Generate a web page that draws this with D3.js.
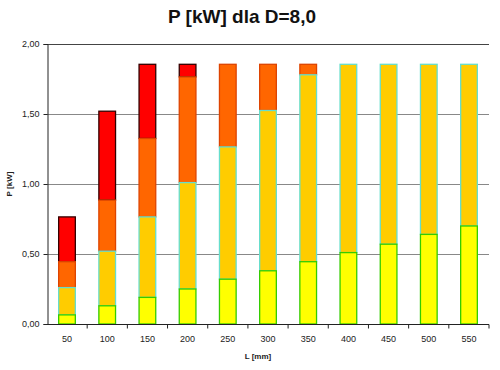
<!DOCTYPE html>
<html>
<head>
<meta charset="utf-8">
<script src="https://cdn.jsdelivr.net/npm/d3@7"></script>
<style>
  body { margin: 0; background: #fff; }
  svg { font-family: 'Liberation Sans', Arial, sans-serif; }
</style>
</head>
<body>
<svg id="chart" width="500" height="370"></svg>
<script>
const lengths = [50, 100, 150, 200, 250, 300, 350, 400, 450, 500, 550];
// stacked segment heights, bottom to top
const yellowPart = [0.065, 0.13, 0.19, 0.25, 0.32, 0.38, 0.445, 0.51, 0.57, 0.64, 0.70];
const amberPart = [0.195, 0.39, 0.575, 0.76, 0.945, 1.145, 1.335, 1.345, 1.285, 1.215, 1.155];
const orangePart = [0.185, 0.365, 0.56, 0.755, 0.59, 0.33, 0.075, 0, 0, 0, 0];
const redPart = [0.32, 0.635, 0.53, 0.09, 0, 0, 0, 0, 0, 0, 0];
const yTicks = [0, 0.5, 1.0, 1.5, 2.0];

const seriesKeys = ['yellow', 'amber', 'orange', 'red'];
const fills = { yellow: '#ffff00', amber: '#ffcc00', orange: '#ff6600', red: '#ff0000' };
const strokes = { yellow: '#33cc00', amber: '#66ddcc', orange: '#dd4400', red: '#330000' };

const rows = lengths.map((l, i) => ({
  l: l,
  yellow: yellowPart[i],
  amber: amberPart[i],
  orange: orangePart[i],
  red: redPart[i]
}));

const svg = d3.select('#chart');
const margin = { left: 47, right: 11, top: 44, bottom: 46 };
const width = 500, height = 370;

const x = d3.scaleBand()
  .domain(lengths)
  .range([margin.left, width - margin.right])
  .paddingInner(0.585)
  .paddingOuter(0.29);
const band = d3.scaleBand().domain(lengths).range([margin.left, width - margin.right]);

const y = d3.scaleLinear().domain([0, 2]).range([height - margin.bottom, margin.top]);

// gridlines
svg.append('g')
  .selectAll('line')
  .data(yTicks.filter(d => d > 0))
  .join('line')
  .attr('x1', margin.left)
  .attr('x2', width - margin.right)
  .attr('y1', d => y(d) + 0.5)
  .attr('y2', d => y(d) + 0.5)
  .attr('stroke', d => d === 2 ? '#444' : '#888')
  .attr('stroke-width', 1);

// title
svg.append('text')
  .attr('x', 242)
  .attr('y', 23)
  .attr('text-anchor', 'middle')
  .attr('font-size', 19)
  .attr('font-weight', 'bold')
  .attr('fill', '#111')
  .text('P [kW] dla D=8,0');

// stacked bars; upper segments drawn first so each lower segment's top edge stays visible
const stacked = d3.stack().keys(seriesKeys)(rows);
svg.append('g')
  .selectAll('g')
  .data(stacked.slice().reverse())
  .join('g')
  .attr('fill', d => fills[d.key])
  .attr('stroke', d => strokes[d.key])
  .attr('stroke-width', 1.3)
  .selectAll('rect')
  .data(d => d.filter(s => s[1] - s[0] > 0))
  .join('rect')
  .attr('x', d => x(d.data.l))
  .attr('width', x.bandwidth())
  .attr('y', d => y(d[1]))
  .attr('height', d => y(d[0]) - y(d[1]));

// axes
const yAxis = svg.append('g')
  .attr('transform', `translate(${margin.left + 0.5},0)`)
  .call(d3.axisLeft(y).tickValues(yTicks).tickSize(4).tickFormat(d => d3.format('.2f')(d).replace('.', ',')));
yAxis.select('.domain').attr('stroke', '#222');
yAxis.selectAll('.tick line').attr('stroke', '#222');
yAxis.selectAll('text').attr('font-size', 9).attr('fill', '#222').attr('dx', -1);

const xAxis = svg.append('g')
  .attr('transform', `translate(0,${height - margin.bottom + 0.5})`);
xAxis.append('line')
  .attr('x1', margin.left)
  .attr('x2', width - margin.right)
  .attr('stroke', '#222');
xAxis.selectAll('line.tick')
  .data(lengths)
  .join('line')
  .attr('class', 'tick')
  .attr('x1', d => band(d) + band.bandwidth())
  .attr('x2', d => band(d) + band.bandwidth())
  .attr('y1', 0)
  .attr('y2', 4)
  .attr('stroke', '#222');
xAxis.selectAll('text')
  .data(lengths)
  .join('text')
  .attr('x', d => x(d) + x.bandwidth() / 2)
  .attr('y', 17)
  .attr('text-anchor', 'middle')
  .attr('font-size', 9)
  .attr('fill', '#222')
  .text(d => d);

// axis titles
svg.append('text')
  .attr('x', 258)
  .attr('y', 359)
  .attr('text-anchor', 'middle')
  .attr('font-size', 8)
  .attr('font-weight', 'bold')
  .attr('fill', '#222')
  .text('L [mm]');

svg.append('text')
  .attr('transform', `translate(12,${y(1)}) rotate(-90)`)
  .attr('text-anchor', 'middle')
  .attr('font-size', 8)
  .attr('font-weight', 'bold')
  .attr('fill', '#222')
  .text('P [kW]');
</script>
</body>
</html>
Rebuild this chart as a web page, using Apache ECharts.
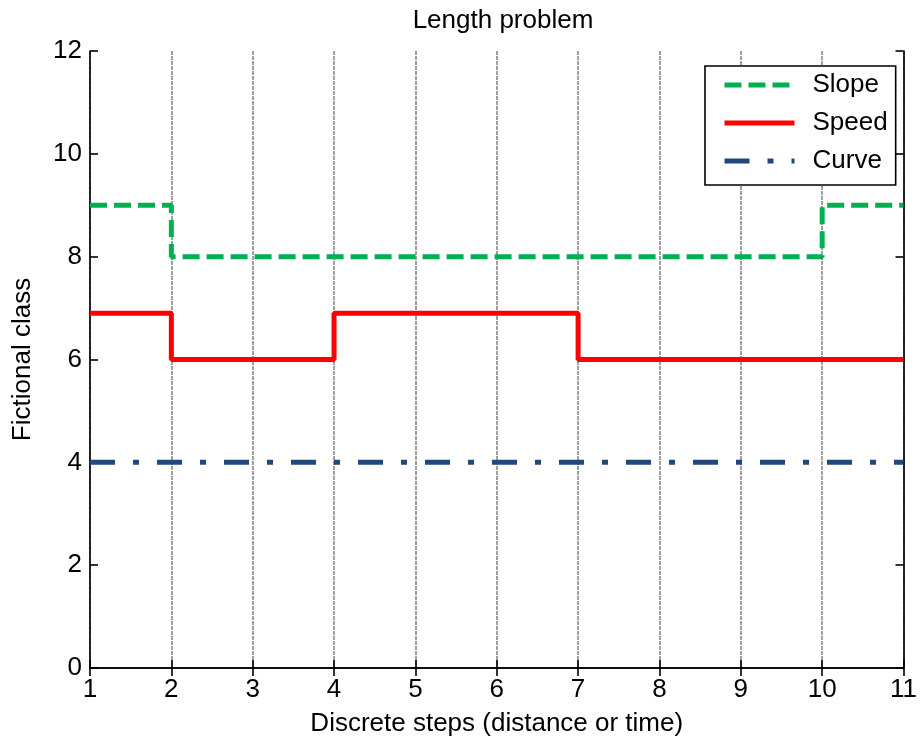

··········

_TASK TO CARRY OUT_
Copy all the lines of data exactly as they appear, dropping any images.

_RESPONSE TO THIS TASK_
Generate a web page that draws this with D3.js.
<!DOCTYPE html>
<html>
<head>
<meta charset="utf-8">
<script src="https://cdn.jsdelivr.net/npm/d3@7"></script>
<style>
  body { margin: 0; background: #fff; }
  svg { font-family: 'Liberation Sans', Arial, sans-serif; }
</style>
</head>
<body>
<svg id="chart" width="500" height="370"></svg>
<script>
const lengths = [50, 100, 150, 200, 250, 300, 350, 400, 450, 500, 550];
// stacked segment heights, bottom to top
const yellowPart = [0.065, 0.13, 0.19, 0.25, 0.32, 0.38, 0.445, 0.51, 0.57, 0.64, 0.70];
const amberPart = [0.195, 0.39, 0.575, 0.76, 0.945, 1.145, 1.335, 1.345, 1.285, 1.215, 1.155];
const orangePart = [0.185, 0.365, 0.56, 0.755, 0.59, 0.33, 0.075, 0, 0, 0, 0];
const redPart = [0.32, 0.635, 0.53, 0.09, 0, 0, 0, 0, 0, 0, 0];
const yTicks = [0, 0.5, 1.0, 1.5, 2.0];

const seriesKeys = ['yellow', 'amber', 'orange', 'red'];
const fills = { yellow: '#ffff00', amber: '#ffcc00', orange: '#ff6600', red: '#ff0000' };
const strokes = { yellow: '#33cc00', amber: '#66ddcc', orange: '#dd4400', red: '#330000' };

const rows = lengths.map((l, i) => ({
  l: l,
  yellow: yellowPart[i],
  amber: amberPart[i],
  orange: orangePart[i],
  red: redPart[i]
}));

const svg = d3.select('#chart');
const margin = { left: 47, right: 11, top: 44, bottom: 46 };
const width = 500, height = 370;

const x = d3.scaleBand()
  .domain(lengths)
  .range([margin.left, width - margin.right])
  .paddingInner(0.585)
  .paddingOuter(0.29);
const band = d3.scaleBand().domain(lengths).range([margin.left, width - margin.right]);

const y = d3.scaleLinear().domain([0, 2]).range([height - margin.bottom, margin.top]);

// gridlines
svg.append('g')
  .selectAll('line')
  .data(yTicks.filter(d => d > 0))
  .join('line')
  .attr('x1', margin.left)
  .attr('x2', width - margin.right)
  .attr('y1', d => y(d) + 0.5)
  .attr('y2', d => y(d) + 0.5)
  .attr('stroke', d => d === 2 ? '#444' : '#888')
  .attr('stroke-width', 1);

// title
svg.append('text')
  .attr('x', 242)
  .attr('y', 23)
  .attr('text-anchor', 'middle')
  .attr('font-size', 19)
  .attr('font-weight', 'bold')
  .attr('fill', '#111')
  .text('P [kW] dla D=8,0');

// stacked bars; upper segments drawn first so each lower segment's top edge stays visible
const stacked = d3.stack().keys(seriesKeys)(rows);
svg.append('g')
  .selectAll('g')
  .data(stacked.slice().reverse())
  .join('g')
  .attr('fill', d => fills[d.key])
  .attr('stroke', d => strokes[d.key])
  .attr('stroke-width', 1.3)
  .selectAll('rect')
  .data(d => d.filter(s => s[1] - s[0] > 0))
  .join('rect')
  .attr('x', d => x(d.data.l))
  .attr('width', x.bandwidth())
  .attr('y', d => y(d[1]))
  .attr('height', d => y(d[0]) - y(d[1]));

// axes
const yAxis = svg.append('g')
  .attr('transform', `translate(${margin.left + 0.5},0)`)
  .call(d3.axisLeft(y).tickValues(yTicks).tickSize(4).tickFormat(d => d3.format('.2f')(d).replace('.', ',')));
yAxis.select('.domain').attr('stroke', '#222');
yAxis.selectAll('.tick line').attr('stroke', '#222');
yAxis.selectAll('text').attr('font-size', 9).attr('fill', '#222').attr('dx', -1);

const xAxis = svg.append('g')
  .attr('transform', `translate(0,${height - margin.bottom + 0.5})`);
xAxis.append('line')
  .attr('x1', margin.left)
  .attr('x2', width - margin.right)
  .attr('stroke', '#222');
xAxis.selectAll('line.tick')
  .data(lengths)
  .join('line')
  .attr('class', 'tick')
  .attr('x1', d => band(d) + band.bandwidth())
  .attr('x2', d => band(d) + band.bandwidth())
  .attr('y1', 0)
  .attr('y2', 4)
  .attr('stroke', '#222');
xAxis.selectAll('text')
  .data(lengths)
  .join('text')
  .attr('x', d => x(d) + x.bandwidth() / 2)
  .attr('y', 17)
  .attr('text-anchor', 'middle')
  .attr('font-size', 9)
  .attr('fill', '#222')
  .text(d => d);

// axis titles
svg.append('text')
  .attr('x', 258)
  .attr('y', 359)
  .attr('text-anchor', 'middle')
  .attr('font-size', 8)
  .attr('font-weight', 'bold')
  .attr('fill', '#222')
  .text('L [mm]');

svg.append('text')
  .attr('transform', `translate(12,${y(1)}) rotate(-90)`)
  .attr('text-anchor', 'middle')
  .attr('font-size', 8)
  .attr('font-weight', 'bold')
  .attr('fill', '#222')
  .text('P [kW]');
</script>
</body>
</html>
Rebuild this chart as a web page, using Apache ECharts.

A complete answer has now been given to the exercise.